28歳力士が新型コロナで死去 国内初20代の死亡報告角界から…スポーツ界影響必至

 日本相撲協会は13日、高田川部屋に所属する西三段目82枚目の勝武士(本名・末武清孝)さんが同日午前0時30分、新型コロナウイルス性肺炎による多臓器不全のため、都内病院で死去したと発表した。28歳だった。協会員の新型コロナウイルス感染による死去は初めて。4月10日に角界初の陽性と判定され、同19日から集中治療室で治療を受けていた。同部屋では師匠の高田川親方(元関脇安芸乃島)らも感染した。国内でのコロナ禍による20代の死亡は初めてとみられ、現役プロスポーツ選手でも初めてと衝撃は大きい。

 1カ月以上、新型コロナと闘い、勝武士さんは天国に旅立った。28歳の若さで無念としか言いようがない死だ。

 協会発表によれば、都内の医療機関が逼迫(ひっぱく)した時期と重なったことが悲運だった。4月4日から高熱が続く中、保健所に電話してもつながらず、病院の受け入れ先はなかなか決まらなかった。同8日夜に都内の大学病院に入院し、翌9日に状態が悪化し別の病院に転院。同10日に角界で初の陽性と判明した。同19日から集中治療室(ICU)で治療したが、13日午前0時30分、息を引き取った。

 角界入り14年、最高位は東三段目11枚目。関係者によれば糖尿病の持病があった。陽気な性格でお酒好き。愛される人柄だった。巡業などで禁じ手を面白く紹介する「初っ切り」の名手で、2月の花相撲でも披露し大いに沸かせていた。

 八角理事長(元横綱北勝海)は広報を通じて「協会員一同、心より哀悼の意を表します。ご遺族の皆様方のご傷心を察しますと、お慰めの言葉も見つかりません。1カ月以上の闘病生活、ただただ苦しかったかと思いますが、力士らしく、粘り強く耐え、最後まで病気と闘ってくれました。今はただ、安らかに眠ってほしいと思います」と冥福を祈った。

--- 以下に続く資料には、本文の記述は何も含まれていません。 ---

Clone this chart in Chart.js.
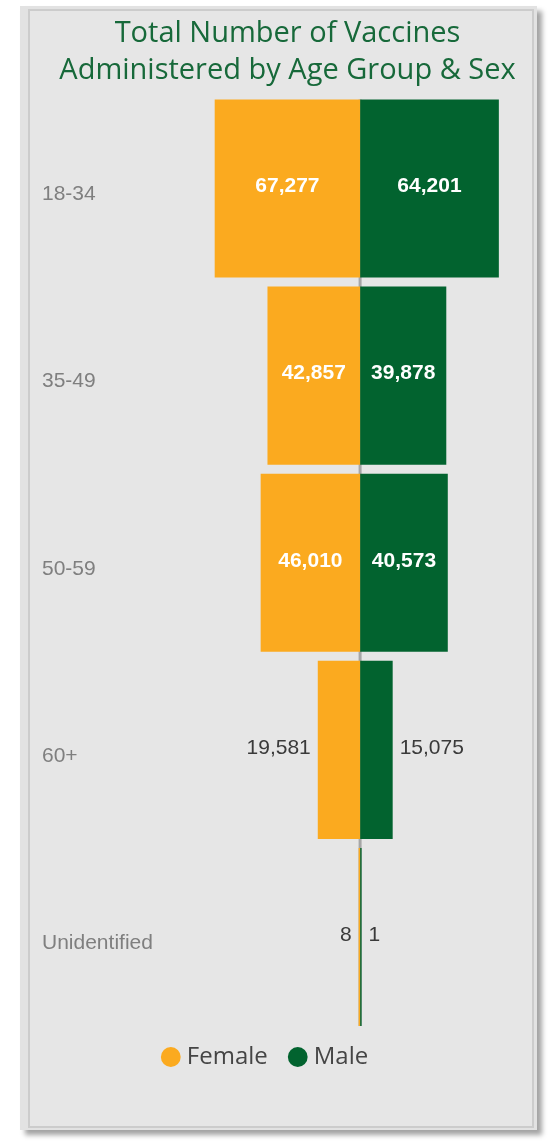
<!DOCTYPE html>
<html>
<head>
<meta charset="utf-8">
<script src="https://cdn.jsdelivr.net/npm/chart.js@4.4.0/dist/chart.umd.min.js"></script>
<style>
  html, body { margin: 0; padding: 0; background: #ffffff; }
  body { width: 553px; height: 1142px; position: relative; overflow: hidden; }
  .frame { position: absolute; left: 20px; top: 6px; width: 517px; height: 1124px; background: #e2e2e2; box-shadow: 5px 5px 5px #a3a3a3; }
  .inner { position: absolute; left: 8px; top: 3px; width: 506px; height: 1119px; box-sizing: border-box; border: 2px solid #cccccc; background: #e6e6e6; }
  #chart { position: absolute; left: 0; top: 0; }
</style>
</head>
<body>
<div class="frame"><div class="inner"></div></div>
<canvas id="chart" width="553" height="1142"></canvas>
<script>
const ageGroups = ['18-34', '35-49', '50-59', '60+', 'Unidentified'];
const femaleValues = [67277, 42857, 46010, 19581, 8];
const maleValues = [64201, 39878, 40573, 15075, 1];
const seriesNames = ['Female', 'Male'];
const seriesColors = ['#FBAA1F', '#02632F'];
const titleLines = ['Total Number of Vaccines', 'Administered by Age Group & Sex'];

Chart.defaults.font.family = '"Liberation Sans", Arial, sans-serif';

// female goes to the left of zero, male to the right
const femaleData = femaleValues.map(v => -v);

// grey zero line, only between the first bar top and the last bar bottom
const zeroLine = {
  id: 'zeroLine',
  beforeDatasetsDraw(chart) {
    const bars = chart.getDatasetMeta(0).data;
    if (!bars.length) return;
    const first = bars[0], last = bars[bars.length - 1];
    const x = chart.scales.x.getPixelForValue(0);
    const ctx = chart.ctx;
    ctx.save();
    ctx.strokeStyle = '#a6a6a6';
    ctx.lineWidth = 3;
    ctx.beginPath();
    ctx.moveTo(x, first.y - first.height / 2);
    ctx.lineTo(x, last.y + last.height / 2);
    ctx.stroke();
    ctx.restore();
  }
};

// value labels: inside the bar when it fits, otherwise just outside it
const barLabels = {
  id: 'barLabels',
  afterDatasetsDraw(chart) {
    const ctx = chart.ctx;
    chart.data.datasets.forEach((ds, di) => {
      const meta = chart.getDatasetMeta(di);
      const raw = di === 0 ? femaleValues : maleValues;
      meta.data.forEach((bar, i) => {
        const text = raw[i].toLocaleString('en-US');
        const w = Math.abs(bar.x - bar.base);
        ctx.save();
        ctx.textBaseline = 'middle';
        ctx.font = 'bold 21px "Liberation Sans", Arial, sans-serif';
        const tw = ctx.measureText(text).width;
        if (w > tw + 12) {
          ctx.fillStyle = '#ffffff';
          ctx.textAlign = 'center';
          ctx.fillText(text, (bar.x + bar.base) / 2, bar.y - 2);
        } else {
          ctx.font = '21px "Liberation Sans", Arial, sans-serif';
          ctx.fillStyle = '#3a3a3a';
          if (di === 0) {
            ctx.textAlign = 'right';
            ctx.fillText(text, Math.min(bar.x, bar.base) - 7, bar.y - 2);
          } else {
            ctx.textAlign = 'left';
            ctx.fillText(text, Math.max(bar.x, bar.base) + 7, bar.y - 2);
          }
        }
        ctx.restore();
      });
    });
  }
};

// legend sits a bit left of the title centre in the original
const legendShift = {
  id: 'legendShift',
  afterLayout(chart) {
    const lg = chart.legend;
    lg.left -= 20; lg.right -= 20;
    lg.top -= 11.5; lg.bottom -= 11.5;
  }
};

const ctx = document.getElementById('chart');
new Chart(ctx, {
  type: 'bar',
  data: {
    labels: ageGroups,
    datasets: [
      { label: seriesNames[0], data: femaleData, backgroundColor: seriesColors[0], borderWidth: 0, minBarLength: 1.5 },
      { label: seriesNames[1], data: maleValues, backgroundColor: seriesColors[1], borderWidth: 0, minBarLength: 1.5 }
    ]
  },
  options: {
    indexAxis: 'y',
    responsive: false,
    animation: false,
    barPercentage: 0.952,
    categoryPercentage: 1,
    layout: { padding: { top: 15, left: 42, right: 20, bottom: 51.5 } },
    plugins: {
      tooltip: { enabled: false },
      title: {
        display: true,
        text: titleLines,
        color: '#17693A',
        font: { family: '"Open Sans", sans-serif', size: 29, weight: 'normal', lineHeight: 1.276 },
        padding: { top: 0, bottom: 6 }
      },
      legend: {
        position: 'bottom',
        labels: {
          usePointStyle: true,
          pointStyle: 'circle',
          boxWidth: 8,
          boxHeight: 14,
          padding: 26,
          color: '#454545',
          font: { family: '"Open Sans", sans-serif', size: 24 }
        }
      }
    },
    scales: {
      x: {
        stacked: true,
        min: -80000,
        max: 80000,
        display: false
      },
      y: {
        stacked: true,
        border: { display: false },
        grid: { display: false },
        ticks: {
          crossAlign: 'far',
          labelOffset: 6,
          color: '#7f7f7f',
          font: { size: 21 }
        },
        afterFit: function(scale) { scale.width = 145.2; }
      }
    }
  },
  plugins: [zeroLine, barLabels, legendShift]
});
</script>
</body>
</html>
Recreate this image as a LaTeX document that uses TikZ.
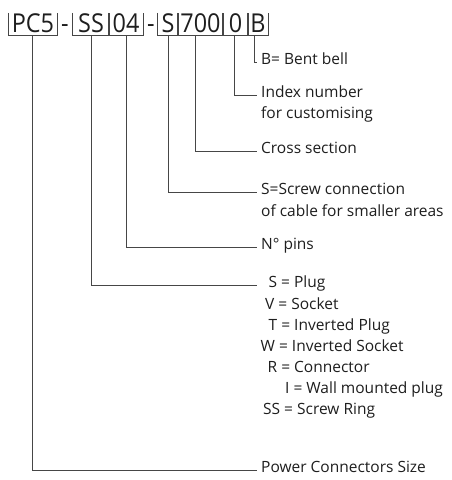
\documentclass[tikz,border=0pt]{standalone}
\usepackage{fontspec}
\setmainfont{Open Sans}
\definecolor{lncol}{RGB}{70,70,70}
\definecolor{txcol}{RGB}{30,30,30}
\newcommand{\hdr}[1]{\scalebox{0.9}[1]{\fontsize{26}{30}\selectfont #1}}
\begin{document}
\begin{tikzpicture}[x=1pt,y=-1pt,
  seg/.style={inner sep=0pt, text height=19pt, text depth=3pt, minimum width=#1, text=txcol},
  dashnode/.style={inner sep=0pt, text height=19pt, text depth=3pt, text=txcol},
  br/.style={draw=lncol, line width=1pt},
  ln/.style={draw=lncol, line width=1pt},
  lbl/.style={anchor=mid west, inner xsep=4pt, inner ysep=0pt, font=\fontsize{15.5}{21}\selectfont, text=txcol},
  lst/.style={anchor=mid west, inner sep=0pt, font=\fontsize{15.5}{21}\selectfont, text=txcol}]
\useasboundingbox[fill=white] (0,0) rectangle (451,480);
% header segments
\node[seg=48pt] (pc5) at (33,24) {\hdr{PC5}};
\node[dashnode] (d1) at (65,24) {\hdr{-}};
\node[seg=36pt] (ss) at (91,24) {\hdr{SS}};
\node[seg=34pt] (n04) at (126,24) {\hdr{04}};
\node[dashnode] (d2) at (151,24) {\hdr{-}};
\node[seg=20pt] (nS) at (168,24) {\hdr{S}};
\node[seg=45pt] (n700) at (200.5,24) {\hdr{700}};
\node[seg=25pt] (n0) at (235.5,24) {\hdr{0}};
\node[seg=20pt] (nB) at (258,24) {\hdr{B}};
\foreach \n in {pc5,ss,n04,nS,n700,n0,nB}
  \draw[br] (\n.north west) -- (\n.south west) -- (\n.south east) -- (\n.north east);
% labels
\node[lbl] (tB) at (257,62) {B= Bent bell};
\node[lbl] (tIdx) at (257,95) {Index number};
\node[lbl] (tIdx2) at (257,116) {for customising};
\node[lbl] (tCross) at (257,151) {Cross section};
\node[lbl] (tScrew) at (257,192) {S=Screw connection};
\node[lbl] (tScrew2) at (257,214) {of cable for smaller areas};
\node[lbl] (tPins) at (257,247) {N° pins};
\coordinate (ePlug) at (257,285);
\node[lst] (p1) at (268.5,285) {S = Plug};
\node[lst] (p2) at (265,307) {V = Socket};
\node[lst] (p3) at (268.5,328) {T = Inverted Plug};
\node[lst] (p4) at (260.5,349) {W = Inverted Socket};
\node[lst] (p5) at (267.5,370) {R = Connector};
\node[lst] (p6) at (285,391) {I = Wall mounted plug};
\node[lst] (p7) at (263,412) {SS = Screw Ring};
\node[lbl] (tPow) at (257,470) {Power Connectors Size};
% connectors
\draw[ln] ([xshift=-3.5pt]nB.south) |- (tB.mid west);
\draw[ln] ([xshift=-1.5pt]n0.south) |- (tIdx.mid west);
\draw[ln] ([xshift=-5.5pt]n700.south) |- (tCross.mid west);
\draw[ln] (nS.south) |- (tScrew.mid west);
\draw[ln] (n04.south) |- (tPins.mid west);
\draw[ln] (ss.south) |- (ePlug);
\draw[ln] ([xshift=-1pt]pc5.south) |- (tPow.mid west);
\end{tikzpicture}
\end{document}
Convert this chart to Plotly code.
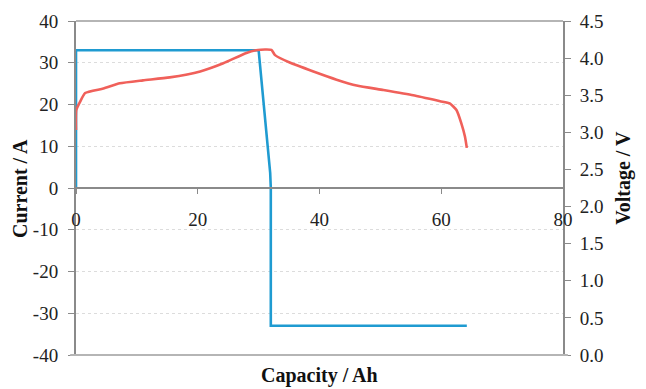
import plotly.graph_objects as go

# Current trace (left axis)
cap_i = [0, 0, 30.0, 31.0, 31.9, 32.0, 32.0, 64.2]
current = [0, 33, 33, 18, 3.6, 0, -33, -33]

# Voltage trace (right axis)
cap_v = [0, 0.05, 0.66, 1.5, 4.5, 7.2, 11.0, 15.4, 20.4, 24.2, 28.0, 29.9, 32.1, 32.7,
         35.1, 39.0, 42.8, 46.1, 50.5, 55.4, 59.8, 61.4, 62.5, 63.3, 63.9, 64.2]
voltage = [3.03, 3.30, 3.41, 3.53, 3.59, 3.66, 3.70, 3.74, 3.82, 3.93, 4.07, 4.11, 4.11, 4.04,
           3.94, 3.82, 3.71, 3.63, 3.57, 3.50, 3.42, 3.39, 3.30, 3.12, 2.94, 2.79]

x_ticks = [0, 20, 40, 60, 80]
i_ticks = [-40, -30, -20, -10, 0, 10, 20, 30, 40]
i_labels = ["-40", "-30", "-20", "-10", "0", "10", "20", "30", "40"]
v_ticks = [0.0, 0.5, 1.0, 1.5, 2.0, 2.5, 3.0, 3.5, 4.0, 4.5]
v_labels = ["0.0", "0.5", "1.0", "1.5", "2.0", "2.5", "3.0", "3.5", "4.0", "4.5"]

BLUE = "#1f9bd1"
RED = "#f0605a"
AXIS = "#8a8a8a"
FONT = "Liberation Serif"
TXT = "#222222"
TICK_SIZE = 19
TITLE_SIZE = 20

fig = go.Figure()
fig.add_trace(go.Scatter(x=cap_v, y=voltage, yaxis="y2", mode="lines",
                         line=dict(color=RED, width=2.6, shape="spline", smoothing=0.5),
                         showlegend=False))
fig.add_trace(go.Scatter(x=cap_i, y=current, mode="lines",
                         line=dict(color=BLUE, width=2.6), showlegend=False))

fig.update_layout(
    width=646, height=389,
    margin=dict(l=76, r=83, t=21, b=34, autoexpand=False),
    paper_bgcolor="white", plot_bgcolor="white",
    font=dict(family=FONT, size=TICK_SIZE, color=TXT),
    xaxis=dict(range=[0, 80], tickvals=x_ticks, anchor="free", position=0.5,
               showline=True, linecolor=AXIS, linewidth=2,
               ticks="outside", ticklen=5, tickcolor=AXIS, tickwidth=1,
               showgrid=False, zeroline=False, ticklabelstandoff=9, automargin=False,
               tickfont=dict(family=FONT, size=TICK_SIZE, color=TXT)),
    yaxis=dict(range=[-40, 40], tickvals=i_ticks, ticktext=i_labels, showline=True,
               linecolor=AXIS, linewidth=2, ticks="outside", ticklen=6, tickcolor=AXIS,
               showgrid=True, gridcolor="#dcdcdc", griddash="dot", gridwidth=1,
               zeroline=False, ticklabelstandoff=6, automargin=False,
               tickfont=dict(family=FONT, size=TICK_SIZE, color=TXT)),
    yaxis2=dict(range=[0, 4.5], tickvals=v_ticks, ticktext=v_labels,
                overlaying="y", side="right", showline=True, linecolor=AXIS,
                linewidth=2, ticks="outside", ticklen=6, tickcolor=AXIS,
                showgrid=False, zeroline=False, ticklabelstandoff=5, automargin=False,
                tickfont=dict(family=FONT, size=TICK_SIZE, color=TXT)),
    shapes=[
        dict(type="line", xref="paper", yref="paper", x0=0, x1=1, y0=1, y1=1,
             line=dict(color="#b5b5b5", width=2)),
        dict(type="line", xref="paper", yref="paper", x0=-0.012, x1=1.01, y0=0, y1=0,
             line=dict(color="#b5b5b5", width=2)),
    ],
    annotations=[
        dict(text="<b>Capacity / Ah</b>", xref="paper", yref="paper", x=0.5, y=-0.1018,
             showarrow=False, font=dict(family=FONT, size=TITLE_SIZE, color="#111111"),
             xanchor="center", yanchor="bottom"),
        dict(text="<b>Current / A</b>", xref="paper", yref="paper", x=-0.115, y=0.5,
             showarrow=False, textangle=-90, font=dict(family=FONT, size=TITLE_SIZE, color="#111111"),
             xanchor="center", yanchor="middle"),
        dict(text="<b>Voltage / V</b>", xref="paper", yref="paper", x=1.125, y=0.53,
             showarrow=False, textangle=-90, font=dict(family=FONT, size=TITLE_SIZE, color="#111111"),
             xanchor="center", yanchor="middle"),
    ],
)

fig.write_html("out.html", config={"displayModeBar": False},
               post_script="document.body.style.margin='0';document.body.style.overflow='hidden';")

 ついに角界から出た死者。国内のプロスポーツ選手では初めてで、いまだ開幕していないプロ野球、再開のめどの立たないJリーグなどスポーツ界への衝撃も必至だ。

 角界の感染者はこれまで7人。協会は個人情報保護から幕下以下の力士は名前、所属部屋を公表していなかったが高田川部屋では師匠、十両白鷹山らと少なくとも3人の感染が明らかになった。15人以上の弟子を抱える、ある部屋持ち親方は「本当にショックだよ。怖い。怖さと緊張。緊張の毎日」と、さらなる恐怖感を募らせた。

 高田川部屋での稽古は当面、停止となる。芝田山広報部長(元横綱大乃国)は「稽古が再開できる状況ではない。葬儀の日程を決める状況でもない」と葬儀、告別式も未定だ。

 師匠をはじめ同部屋関取の幕内輝、竜電、十両白鷹山も対応は難しい。同部長は「(高田川部屋は)取り込んでいる状況。師匠も一番最初から入院している子(勝武士さん)のことが気がかりでどうしようもない状況だったと思う。しばらくはそっとしてあげておいてほしい」と弟子、同僚を亡くした悲痛な心中を思いやった。